Top Jesuit leaders from seven countries have launched an effort to make contact with a Guatemalan priest of their order who, they charge, was kidnaped and brainwashed by Guatemalan authorities and made to "confess" alleged church collaboration with leftist guerrilla movements.
The Rev. John J. O'Callaghan, president of the U.S. Jesuit Conference, announced new efforts yesterday to press Guatemalan authorities to turn over the Rev. Luis Eduardo Pellecer, 35, to any "acceptable agent of an international organization" to arrange "an impartial examination of . . . his present physical and psychological condition."
O'Callaghan said he is convinced that Pellecer has been brainwashed.
Another representative of the order said he feared Pellecer may be killed once his usefulness to the Guatemalan government is ended.
According to witnesses interviewed by Jesuit leaders, Pellecer was pulled from his car in Guatemala City on June 9, beaten unconscious and dragged away. For 113 days, repeated inquiries to the authorities yielded only the response that he was not being held by the government.
But on Sept. 30, Pellecer reappeared at a government-sponsored press conference to recite a long personal history that purported to detail his involvement in a rebel group called the Guerrilla Army of the Poor and to accuse the Jesuit order and the Latin American church generally of "conspiring in this subversive process."

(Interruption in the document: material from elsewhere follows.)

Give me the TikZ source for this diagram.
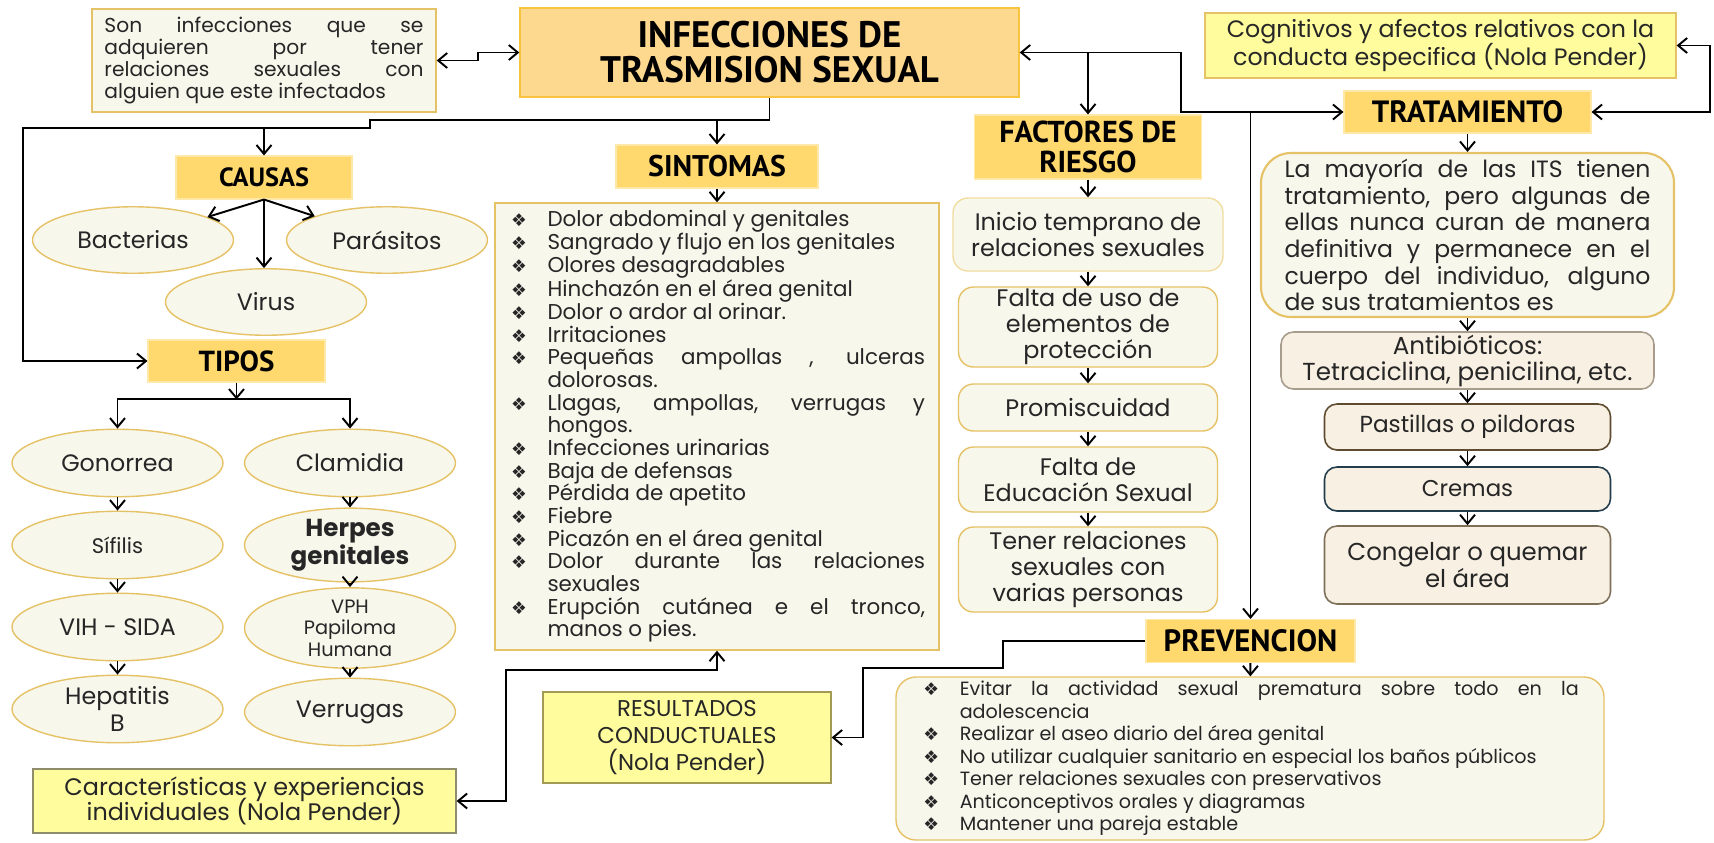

Jesuits who know Pellecer and who watched the press conference, which was videotaped and shown in Guatemala and other Latin American countries, have cited a number of discrepancies in Pellecer's performance to support their contention that he was brainwashed:
* Despite the testimony of witnesses who say he was dragged from his car and beaten, Pellecer maintained in his Sept. 30 press conference statement that he staged his own kidnaping, and that he had spent the following three months with the police, whom he said he found to be "true friends and brothers." Yet the government had denied any knowledge of his whereabouts.
* In reciting his biography, Pellecer claimed four university degrees, including one in civil engineering. He has completed none of the degrees he claimed and never even studied civil engineering. He was, however, listed in the Guatemala City telephone directory as an engineer as part of an elaborate security scheme devised by his superiors outside the country.
"The Jesuits were concerned about his safety," explained the Rev. Chris Gjording of New York, who has been detailed to pursue the Pellecer case, "so he carried a beeper, and when they colleagues across the border wanted to check on him they would page 'Engineer Pellecer.' Then he would go to a phone and call them."
* Gjording and others who watched the tape of Pellecer's press conference found his performance strange. "His speech is mechanical, monotone, with few gestures, at a very fast clip. Those who know him well insist that Father Pellecer just wasn't like that," said Gjording.
Perhaps even more telling was a confrontation Pellecer had with Guatemalan bishops immediately before the press conference. "They were very angry and began shouting at him, calling him a traitor," said Gjording. Pellecer seemed to become disoriented, the Jesuit recounted, and responded by beginning his press conference statement: "My name is Luis Eduardo Pellecer Faena. I am a Jesuit priest . . . ."
No North American journalists have been permitted to question Pellecer, who remains in government custody, O'Callaghan said.
Gjording said that a dozen priests "have been killed or have disappeared" in Guatemala in the past 14 months. Last month a nun, seriously ill with cancer, was dragged from her convent and is presumed dead.
Guatemala's Army chief, Gen. Benedicto Lucas Garcia, said last month, "Many priests and monks are implicated in subversive actions."
Jesuits in Canada, Ireland, Spain, France, Mexico and Venezuela joined American leaders of the order yesterday in the appeal to the Guatemalan government to turn Pellecer over to an "impartial" group that could arrange a psychiatric evaluation.
The Jesuits were prompted to act yesterday by fears that Pellecer's life may be in danger. Pellecer's last television appearance was in late November, said Gjording, and it "was not nearly as effective as his earlier appearances."
Gjording said the Jesuits now fear that as the alleged brainwashing wears off and Pellecer is less convincing, "he will be disposed of."